Electric potential is closely linked to the electric field (E). The electric field is a vector quantity representing the force exerted per unit charge at a particular location. The relationship between electric potential and electric field is expressed as E = -dV/dx in one dimension, where E is the electric field and dV/dx is the derivative of electric potential concerning position.

This connection shows that the electric field is the gradient of electric potential. In simpler terms, the electric field points in the direction where electric potential decreases most rapidly, and its strength is proportional to how quickly the electric potential changes. This relationship is critical for understanding how charges move in an electric field and how energy is distributed in electrical systems.

Grasping the link between electric potential and the electric field is crucial for resolving complex issues in electromagnetism. It allows us to calculate the force on charges at different locations in an electric field and anticipate how these charges behave under varying electric potentials.

• The electric field is a vector quantity that represents the force per unit charge.

• The relationship between electric potential and electric field is expressed as E = -dV/dx.

• The electric field points in the direction where electric potential decreases most rapidly.

Key Terms

• Electric Potential: Measure of electric potential energy per unit charge at a point in space.

• Volt (V): Unit of measurement for electric potential in the International System (SI), where 1 V = 1 J/C.

• Electric Potential Difference (ΔV): Work required to move a unit charge from one point to another, also known as voltage.

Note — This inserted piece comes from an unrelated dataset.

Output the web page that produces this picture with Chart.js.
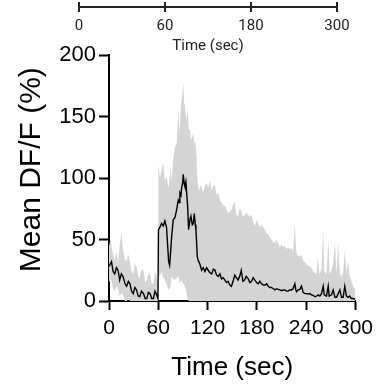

• Electric Field (E): Vector quantity representing the force per unit charge at a point in space, related to the gradient of electric potential.

Important Conclusions

In this lesson, we delved into the fundamental concept of electric potential, which measures electric potential energy per unit charge at a specific point in space. We learned how to calculate electric potential using the formula V = W / q and discussed its importance in understanding the distribution and transfer of energy in electrical systems. We also explored the unit of measurement for electric potential, the Volt, and its applications in daily life, including batteries and electrical circuits.

Furthermore, we examined the concept of electric potential difference, or voltage, which describes the work required to move a charge between two points. This idea is critical for analysing electrical circuits, as it dictates how much energy is available to perform work. Additionally, we investigated the relationship between electric potential and electric field, understanding that the electric field represents the gradient of electric potential, guiding the movement of electric charges.

The relevance of electric potential extends to various everyday technologies and natural phenomena, from the function of batteries in our electronic devices to the electrical impulses in our bodies. Understanding these concepts empowers us to apply our knowledge practically across different fields of science and technology, highlighting the importance of this subject and fostering ongoing exploration.

Study Tips

• Review the concepts and formulas presented in the lesson, such as V = W / q, to solidify understanding of electric potential.

• Practice solving problems involving the calculation of electric potential and potential difference to build confidence in applying these concepts.

• Research practical applications of electric potential in everyday technology, like batteries and electrical circuits, to connect theory with real-life examples.